Indeed with term deposits offering around 2.5% per annum now, imagine what the returns will be like if (when) the cash rate drops to 2%.

In recent years a popular tactic employed by many investors trying to escape low rates on term deposits has been to transition money from savings accounts into big bank shares.

It makes perfect sense, doesn't it?

Why would an investor accept 3% on a term deposit when they could get 5.5% (with franking credits) by simply buying shares in the same bank?

Unfortunately, it's not that simple and bank stocks – like any – carry significant capital risk. That is, a sharp 5% or 10% downward movement in the banks' share price could quickly wipe out the perceived benefit of their bi-annual dividend.

Of the big four banks, NAB currently has the largest dividend yield.

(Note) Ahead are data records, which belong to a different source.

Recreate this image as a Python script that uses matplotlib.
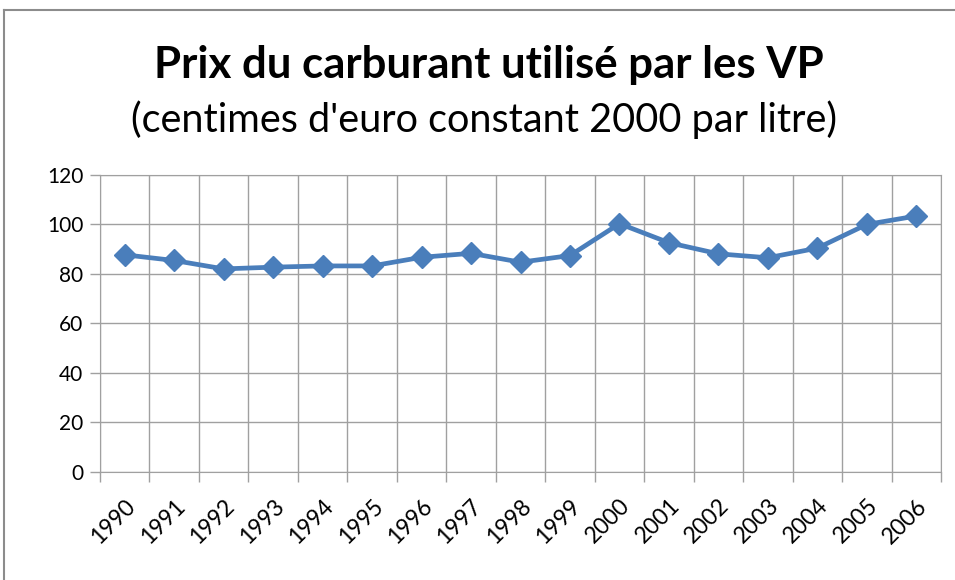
import numpy as np
import matplotlib.pyplot as plt
from matplotlib.lines import Line2D

years = [str(y) for y in range(1990, 2007)]
prices = [87.7, 85.4, 82.0, 82.7, 83.2, 83.2, 86.7, 88.3, 84.7, 87.4,
          100.3, 92.6, 88.1, 86.5, 90.4, 100.0, 103.4]
y_ticks = [0, 20, 40, 60, 80, 100, 120]

title = "Prix du carburant utilisé par les VP"
subtitle = "(centimes d'euro constant 2000 par litre)"

plt.rcParams['font.family'] = ['Lato', 'DejaVu Sans']

W, H = 955, 580
fig = plt.figure(figsize=(W / 100, H / 100), dpi=100)

# outer chart frame (left + top edges visible)
grey = '#8c8c8c'
fig.add_artist(Line2D([4 / W, 4 / W], [0, 1 - 10 / H], color=grey, lw=1.5))
fig.add_artist(Line2D([4 / W, 1], [1 - 10 / H, 1 - 10 / H], color=grey, lw=1.5))

ax = fig.add_axes([100 / W, 1 - 471.5 / H, 841 / W, 296.5 / H])

x = np.arange(len(years))
ax.plot(x, prices, color='#4a7ebb', lw=3.4, marker='D', markersize=11,
        markeredgecolor='#4a7ebb', zorder=3)

ax.set_xlim(-0.5, len(years) - 0.5)
ax.set_ylim(0, 120)
ax.set_yticks(y_ticks)

ax.set_xticks(x)
ax.set_xticklabels(years, rotation=45, ha='right', rotation_mode='anchor', fontsize=16.5)
ax.set_xticks(np.arange(-0.5, len(years)), minor=True)
ax.tick_params(axis='x', which='major', length=0, pad=17)
ax.tick_params(axis='x', which='minor', length=7, color='#a0a0a0', width=1)
ax.tick_params(axis='y', length=7, color='#a0a0a0', width=1, labelsize=15, pad=5)

ax.grid(axis='y', which='major', color='#a0a0a0', lw=1)
ax.grid(axis='x', which='minor', color='#a0a0a0', lw=1)
ax.set_axisbelow(True)
for s in ax.spines.values():
    s.set_color('#a0a0a0')

fig.text(489 / W, 1 - 65 / H, title, ha='center', va='center',
         fontsize=31.5, fontweight='bold')
fig.text(484 / W, 1 - 120 / H, subtitle, ha='center', va='center', fontsize=28.5)

fig.savefig('out.png', dpi=100)
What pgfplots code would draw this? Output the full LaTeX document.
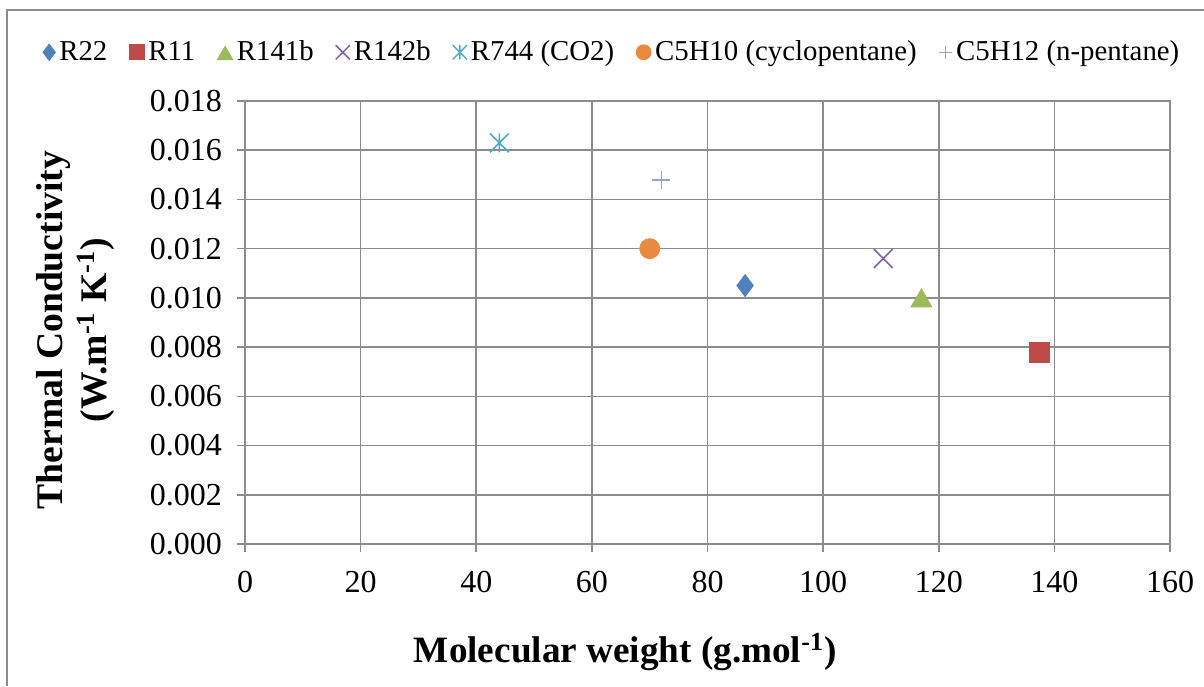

At today's price of $32.30, its shares trade on fully franked dividend yield of 6.1%. By adjusting for franking credits, the dividend yield becomes a whopping 8.7%.

What's more, if analysts' projections are correct, the next year's worth of dividends place it on a grossed-up yield of 9.2%!

Buy, Hold, or Sell?

Dividends are only part of an investment thesis and given NAB's troubled past and ongoing exposure to the UK and USA, I'd rather wait for a cheaper price before hitting the buy button.

Whilst analysts are expecting a bounce back to profit growth in 2015, shares currently trade on a price to tangible book value of 1.84 and P/E ratio of 15.2.

If bad debts start rising (NAB itself is predicting unemployment to climb to 6.75% in the next 12 months) the bank's earnings per share (used in the P/E ratio) will be adversely affected.

So although they appear cheap on a P/E basis now, if its earnings drop and investors' insatiable desire for dividends reverses, it'll likely experience significant selling pressure. It's at those times when savvy investors want to stock up on the big banks, not now.